Lufthansa Cargo plans to operate an “extensive and dense” freighter network during the winter season as air freight demand has held up amid the pandemic.
Asia is the region most frequently served by the airline’s main-deck freighters. Lufthansa Cargo says it will operate an average 35 weekly flights to the region from its Frankfurt base, with Shanghai, Seoul, Tokyo and Hong Kong as “focus” cities in the network.
Beijing, Chengdu, Mumbai, Hyderabad, Chennai, Bengaluru, Osaka, Bangkok, Ho Chi Minh City, and Tashkent will additionally be served under the airline’s schedule.
The second-most important region for the carrier will be North America. Chicago, New York JFK, Los Angeles and Atlanta will be the most frequently served cities. Houston, Seattle, Dallas, Mexico City, Guadalajara and Toronto will also feature in the network.
Lufthansa Cargo notes that some transatlantic services will be routed via Stavanger in Norway.
To South America, the airline says it will operate four weekly, westbound services landing in Brazilian cities Campinas, Curitiba and Recife, Argentinian capital Buenos Aires, and Montevideo in Uruguay.

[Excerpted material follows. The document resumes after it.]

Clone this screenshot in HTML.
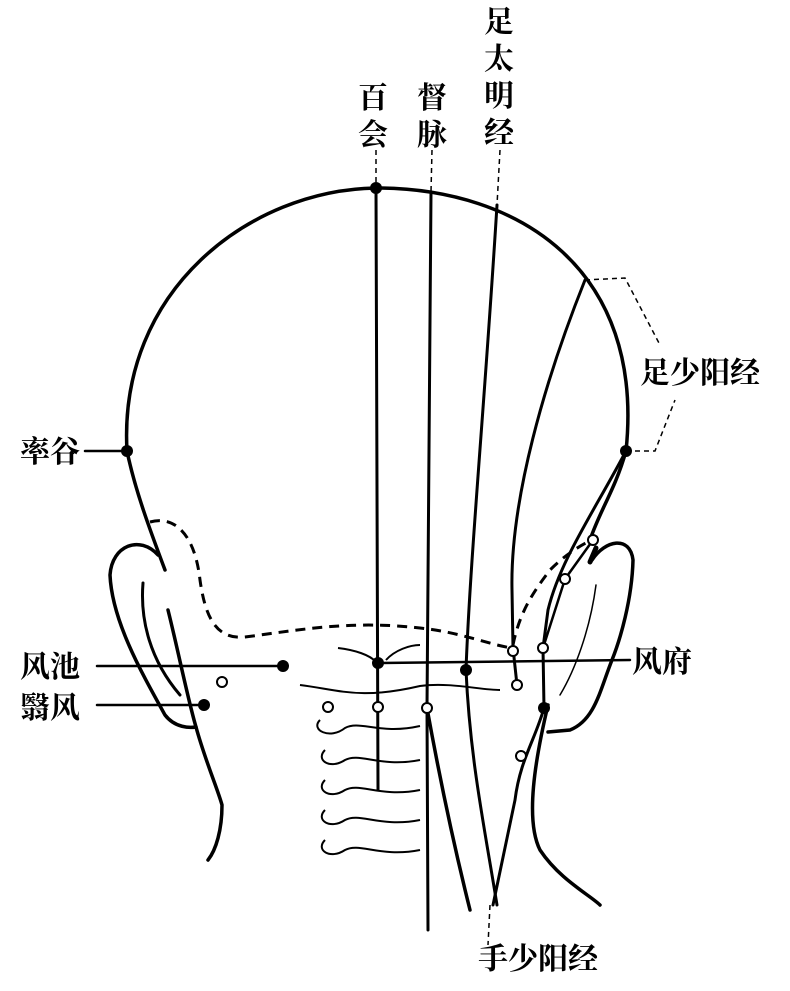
<!DOCTYPE html>
<html><head><meta charset="utf-8"><style>
body{margin:0;background:#fff}
svg{display:block}
text{font-family:"Liberation Serif","Noto Serif CJK SC","Noto Sans CJK SC",serif;font-weight:bold;font-size:30px;fill:#000}
</style></head><body>
<svg width="790" height="991" viewBox="0 0 790 991" xmlns="http://www.w3.org/2000/svg">
<g fill="none" stroke="#000" stroke-width="3.5" stroke-linecap="round">
<path d="M127,451 C118,290 250,190 376,188 C520,188 645,270 626,451"/>
<path d="M127,451 C135,490 150,530 165,570"/>
<path d="M626,451 C615,490 600,510 590,540"/>
<path d="M158,555 C140,535 112,545 110,575 C112,620 140,670 165,715 C175,728 190,728 196,727"/>
<path d="M143,583 C140,620 150,660 180,695" stroke-width="3"/>
<path d="M168,610 C178,650 188,700 196,727 C205,760 218,790 222,805 C222,830 216,850 208,860"/>
<path d="M592,560 C605,540 630,535 633,560 C632,600 620,640 612,660 C600,690 595,720 570,730 L548,732"/>
<path d="M596,548 L590,562" stroke-width="5"/>
<path d="M596,585 C590,630 575,670 560,695" stroke-width="1.5"/>
<path d="M548,705 C535,760 525,820 540,850 C560,880 590,895 600,905"/>
<path d="M376,188 L378,790" stroke-width="3"/>
<path d="M431,192 C430,400 428,600 427,708 L428,930" stroke-width="3"/>
<path d="M497,205 C485,400 470,560 466,670 C470,760 485,830 497,905" stroke-width="3"/>
<path d="M427,708 C440,780 455,850 470,910" stroke-width="3.5"/>
<path d="M585,280 C545,380 510,500 512,590 L513,648 L517,685" stroke-width="3"/>
<path d="M626,451 C595,510 560,560 548,610 L543,648 L544,708 C535,740 520,760 515,800 L493,905" stroke-width="3"/>
<path d="M593,540 L565,579 L543,648" stroke-width="2.5"/>
<path d="M97,666 L283,666" stroke-width="2.5"/>
<path d="M97,705 L204,705" stroke-width="2.5"/>
<path d="M378,663 L630,660" stroke-width="2.5"/>
<path d="M85,451 L127,451" stroke-width="2.5"/>
</g>
<g fill="none" stroke="#000" stroke-width="3" stroke-dasharray="10,7">
<path d="M150,522 C175,515 195,535 200,580 C205,615 215,640 245,637 C300,630 350,620 420,628 C460,632 490,645 512,648"/>
<path d="M513,645 C520,610 535,590 550,570 C565,555 580,545 598,537"/>
</g>
<g fill="none" stroke="#000" stroke-width="1.5" stroke-dasharray="5,4">
<path d="M376,150 L376,188"/>
<path d="M432,150 L431,192"/>
<path d="M500,150 L497,205"/>
<path d="M585,280 L625,278 L660,345"/>
<path d="M626,451 L655,451 L675,400"/>
<path d="M490,905 L488,945"/>
</g>
<g fill="none" stroke="#000" stroke-width="2">
<path d="M300,685 C340,690 360,700 420,686 C450,682 480,690 500,690"/>
<path d="M320,720 C310,730 330,740 345,728 C360,720 380,735 420,726"/>
<path d="M325,750 C315,760 330,770 345,760 C360,752 380,768 420,760"/>
<path d="M325,780 C315,790 330,800 345,790 C360,782 380,798 420,790"/>
<path d="M325,810 C315,820 330,830 345,820 C360,812 380,828 420,820"/>
<path d="M325,840 C315,850 330,860 345,850 C360,842 380,858 420,850"/>
<path d="M338,648 C355,650 370,655 376,662 M386,660 C395,650 410,645 420,645"/>
</g>
<g fill="#000">
<circle cx="376" cy="188" r="6"/><circle cx="127" cy="451" r="6"/><circle cx="626" cy="451" r="6"/>
<circle cx="283" cy="666" r="6"/><circle cx="378" cy="663" r="6"/><circle cx="466" cy="670" r="6"/>
<circle cx="204" cy="705" r="6"/><circle cx="544" cy="708" r="6"/>
</g>
<g fill="#fff" stroke="#000" stroke-width="2">
<circle cx="222" cy="682" r="5"/><circle cx="328" cy="707" r="5"/><circle cx="378" cy="707" r="5"/>
<circle cx="427" cy="708" r="5"/><circle cx="517" cy="685" r="5"/><circle cx="543" cy="648" r="5"/>
<circle cx="513" cy="651" r="5"/><circle cx="565" cy="579" r="5"/><circle cx="593" cy="540" r="5"/>
<circle cx="521" cy="756" r="5"/>
</g>
<text x="358" y="108">百</text><text x="358" y="145">会</text>
<text x="417" y="108">督</text><text x="417" y="145">脉</text>
<text x="484" y="32">足</text><text x="484" y="69">太</text><text x="484" y="106">明</text><text x="484" y="143">经</text>
<text x="20" y="462">率谷</text>
<text x="20" y="677">风池</text>
<text x="20" y="718">翳风</text>
<text x="632" y="672">风府</text>
<text x="640" y="383">足少阳经</text>
<text x="478" y="969">手少阳经</text>
</svg>
</body></html>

Four weekly round-trips to Cairo and Tel Aviv are also planned.
Chief commercial officer Dorothea von Boxberg states that Lufthansa Cargo’s freighter operation “perfectly complements” belly-freight operations on some of the German airline group’s passenger aircraft.
Lufthansa, Austrian Airlines, Brussels Airlines, Eurowings and SunExpress, the leisure carrier jointly owned with Turkish Airlines, together operate more than 3,000 weekly flights to around 150 destinations with belly-freight capacity available to Lufthansa Cargo, it notes. Group carrier Swiss handles cargo on its passenger aircraft internally.
“In order to optimally meet demand, we will continue to manage our freighters flexibly in the coming months,” von Boxberg states.
Throughout the pandemic, there has been strong demand for air freight services as belly-freight capacity has been curtailed by the decline in travel demand, especially for long-haul flights. Pre-pandemic, around half of all air cargo was carried on passenger aircraft.
Several airlines, including Lufthansa, Austrian and Swiss, have therefore removed seats from passenger aircraft to use them for pure cargo flights.
Cirium fleets data shows that all of Lufthansa Cargo’s nine Boeing 777Fs and six MD-11Fs are in service.
Flight-tracking data hows that at 20 October, the seven-day average for daily flight hours of Lufthansa Cargo’s freighter fleet was a sixth higher than a year before, and 9.8% higher than a week before.
Meanwhile, the seven-day daily flight-hour average of Lufthansa’s passenger fleet was, at 20 October, 76% below the level a year ago.